When placed alongside other AI video generation tools currently available, Midjourney's V1 follows a distinctive approach. Unlike more established competitors like Runway or DeepBrain, which focus on delivering polished video assets complete with complex editing features and audio integration, V1 emphasizes the animation of static images while maintaining an aesthetic consistent with Midjourney's celebrated image models. While competitors such as Veo 3 are recognized for their capacity to create real-time videos with comprehensive audio integration and high-quality motion capture, V1 remains dedicated to simpler video outputs, centering primarily on the transition from image to video.
The launch of Midjourney's V1 Video Model has ignited enthusiasm within creative communities, with a plethora of users expressing their admiration for its stunning visual consistency and artistic appeal. Many users have even drawn favorable comparisons between V1 and its competitors.

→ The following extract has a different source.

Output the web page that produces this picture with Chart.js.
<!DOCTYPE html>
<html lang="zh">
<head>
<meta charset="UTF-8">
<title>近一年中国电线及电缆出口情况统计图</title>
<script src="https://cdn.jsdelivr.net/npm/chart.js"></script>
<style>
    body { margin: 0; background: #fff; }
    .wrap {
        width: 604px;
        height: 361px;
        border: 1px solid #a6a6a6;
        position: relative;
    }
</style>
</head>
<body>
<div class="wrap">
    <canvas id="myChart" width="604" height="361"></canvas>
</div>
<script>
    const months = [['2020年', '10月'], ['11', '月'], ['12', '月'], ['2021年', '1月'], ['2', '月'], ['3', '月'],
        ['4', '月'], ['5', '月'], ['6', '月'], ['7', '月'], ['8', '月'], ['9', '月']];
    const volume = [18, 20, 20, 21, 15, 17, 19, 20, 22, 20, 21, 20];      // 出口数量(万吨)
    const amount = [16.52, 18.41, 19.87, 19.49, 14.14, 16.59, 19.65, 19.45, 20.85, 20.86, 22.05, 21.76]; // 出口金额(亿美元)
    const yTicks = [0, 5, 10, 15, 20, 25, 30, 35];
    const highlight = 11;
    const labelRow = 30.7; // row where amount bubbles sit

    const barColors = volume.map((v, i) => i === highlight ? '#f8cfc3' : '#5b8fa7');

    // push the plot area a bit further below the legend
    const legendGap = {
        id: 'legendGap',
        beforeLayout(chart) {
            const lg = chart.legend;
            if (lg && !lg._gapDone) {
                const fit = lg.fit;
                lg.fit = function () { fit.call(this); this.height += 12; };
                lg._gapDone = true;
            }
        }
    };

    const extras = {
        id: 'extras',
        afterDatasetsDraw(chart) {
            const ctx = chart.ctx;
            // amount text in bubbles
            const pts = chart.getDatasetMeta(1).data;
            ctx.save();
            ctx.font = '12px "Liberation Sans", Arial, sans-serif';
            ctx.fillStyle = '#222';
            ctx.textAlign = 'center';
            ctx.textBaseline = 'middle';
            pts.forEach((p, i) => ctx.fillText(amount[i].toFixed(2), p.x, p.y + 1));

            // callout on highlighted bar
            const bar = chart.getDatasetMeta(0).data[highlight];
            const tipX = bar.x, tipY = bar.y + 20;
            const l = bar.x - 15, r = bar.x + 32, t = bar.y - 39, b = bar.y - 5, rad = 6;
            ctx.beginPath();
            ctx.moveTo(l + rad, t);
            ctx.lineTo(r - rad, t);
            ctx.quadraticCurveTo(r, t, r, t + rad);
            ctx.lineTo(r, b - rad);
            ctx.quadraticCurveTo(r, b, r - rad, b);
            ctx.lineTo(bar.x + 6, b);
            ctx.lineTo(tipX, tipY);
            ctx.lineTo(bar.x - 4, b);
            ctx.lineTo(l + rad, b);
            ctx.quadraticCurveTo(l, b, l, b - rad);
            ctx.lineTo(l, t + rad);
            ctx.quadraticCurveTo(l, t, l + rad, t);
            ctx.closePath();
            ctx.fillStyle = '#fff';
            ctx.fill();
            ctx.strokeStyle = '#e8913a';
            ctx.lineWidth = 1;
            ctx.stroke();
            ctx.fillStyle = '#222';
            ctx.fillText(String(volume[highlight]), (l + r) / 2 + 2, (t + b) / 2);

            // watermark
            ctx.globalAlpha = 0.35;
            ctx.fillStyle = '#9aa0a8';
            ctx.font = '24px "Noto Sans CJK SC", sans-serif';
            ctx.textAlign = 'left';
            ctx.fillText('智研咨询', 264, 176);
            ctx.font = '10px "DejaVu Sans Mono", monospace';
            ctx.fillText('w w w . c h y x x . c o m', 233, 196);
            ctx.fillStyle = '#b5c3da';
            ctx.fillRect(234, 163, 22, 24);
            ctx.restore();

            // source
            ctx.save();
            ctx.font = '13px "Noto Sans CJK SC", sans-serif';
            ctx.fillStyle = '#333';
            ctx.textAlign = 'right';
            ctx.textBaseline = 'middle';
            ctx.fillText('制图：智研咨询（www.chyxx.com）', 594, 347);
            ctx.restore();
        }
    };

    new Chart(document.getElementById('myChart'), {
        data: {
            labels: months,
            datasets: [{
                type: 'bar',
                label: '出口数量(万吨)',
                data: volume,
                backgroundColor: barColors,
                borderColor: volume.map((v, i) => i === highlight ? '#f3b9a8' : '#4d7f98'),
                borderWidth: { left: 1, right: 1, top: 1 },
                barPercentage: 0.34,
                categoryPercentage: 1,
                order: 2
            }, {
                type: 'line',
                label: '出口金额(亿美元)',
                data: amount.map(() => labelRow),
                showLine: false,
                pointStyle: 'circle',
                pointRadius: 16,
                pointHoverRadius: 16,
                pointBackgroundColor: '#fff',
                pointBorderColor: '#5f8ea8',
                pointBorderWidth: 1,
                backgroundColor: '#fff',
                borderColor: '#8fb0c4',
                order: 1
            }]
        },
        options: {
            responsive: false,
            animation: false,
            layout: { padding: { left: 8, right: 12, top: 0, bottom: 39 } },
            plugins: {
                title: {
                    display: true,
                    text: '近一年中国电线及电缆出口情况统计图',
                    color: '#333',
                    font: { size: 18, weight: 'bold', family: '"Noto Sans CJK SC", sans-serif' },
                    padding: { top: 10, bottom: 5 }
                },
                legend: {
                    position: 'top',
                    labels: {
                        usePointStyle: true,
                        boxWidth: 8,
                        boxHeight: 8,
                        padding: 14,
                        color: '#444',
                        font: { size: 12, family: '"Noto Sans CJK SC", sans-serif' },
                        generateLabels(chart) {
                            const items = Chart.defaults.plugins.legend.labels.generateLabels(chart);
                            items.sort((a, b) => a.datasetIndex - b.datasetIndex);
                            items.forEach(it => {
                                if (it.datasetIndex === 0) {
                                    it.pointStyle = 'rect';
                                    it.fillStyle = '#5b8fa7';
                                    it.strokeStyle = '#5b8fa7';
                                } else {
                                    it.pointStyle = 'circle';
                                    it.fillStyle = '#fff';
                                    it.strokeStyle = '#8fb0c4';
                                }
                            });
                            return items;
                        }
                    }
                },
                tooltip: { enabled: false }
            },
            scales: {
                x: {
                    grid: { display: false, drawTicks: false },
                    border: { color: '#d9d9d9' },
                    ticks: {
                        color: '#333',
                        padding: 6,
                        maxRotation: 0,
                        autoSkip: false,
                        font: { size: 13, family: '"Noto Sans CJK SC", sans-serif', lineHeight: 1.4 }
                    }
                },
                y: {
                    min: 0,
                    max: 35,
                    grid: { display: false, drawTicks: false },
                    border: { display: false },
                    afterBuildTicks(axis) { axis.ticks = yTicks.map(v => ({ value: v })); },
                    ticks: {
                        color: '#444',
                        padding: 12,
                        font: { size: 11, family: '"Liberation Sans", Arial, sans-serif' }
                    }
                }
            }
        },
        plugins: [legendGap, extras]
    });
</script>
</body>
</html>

AI artist Koldo Huici shared on social media, "Creating animations used to take 3 hours in After Effects. Now with Midjourney, I do it in 3 minutes! I'll tell you how ridiculously easy it is." Meanwhile, Gen AI expert Everett World remarked, "It's fantastic to have a new video model, especially since it's made by Midjourney - it opens up new, unexpected possibilities. Some generations look incredibly natural (anime looks great!). Even though it's only 480p, I think we're seeing interesting developments in the AI video space, and I'm so glad we can have fun with this model!"
Looking ahead, Midjourney envisions continually evolving its video capabilities, aspiring to make real-time, open-world simulations a tangible reality in the foreseeable future. Currently, the V1 model is exclusively available for web use, with the company closely monitoring user engagement to ensure it can effectively scale its infrastructure to accommodate growing demand.
This announcement arrives amidst ongoing legal challenges facing the company, such as a recent lawsuit from major entertainment giants Disney and Universal over claims of copyright infringement. Despite these legal hurdles, Midjourney remains steadfast in its commitment to technological expansion, viewing the V1 model as a significant leap toward realizing its vision for immersive and interactive digital environments.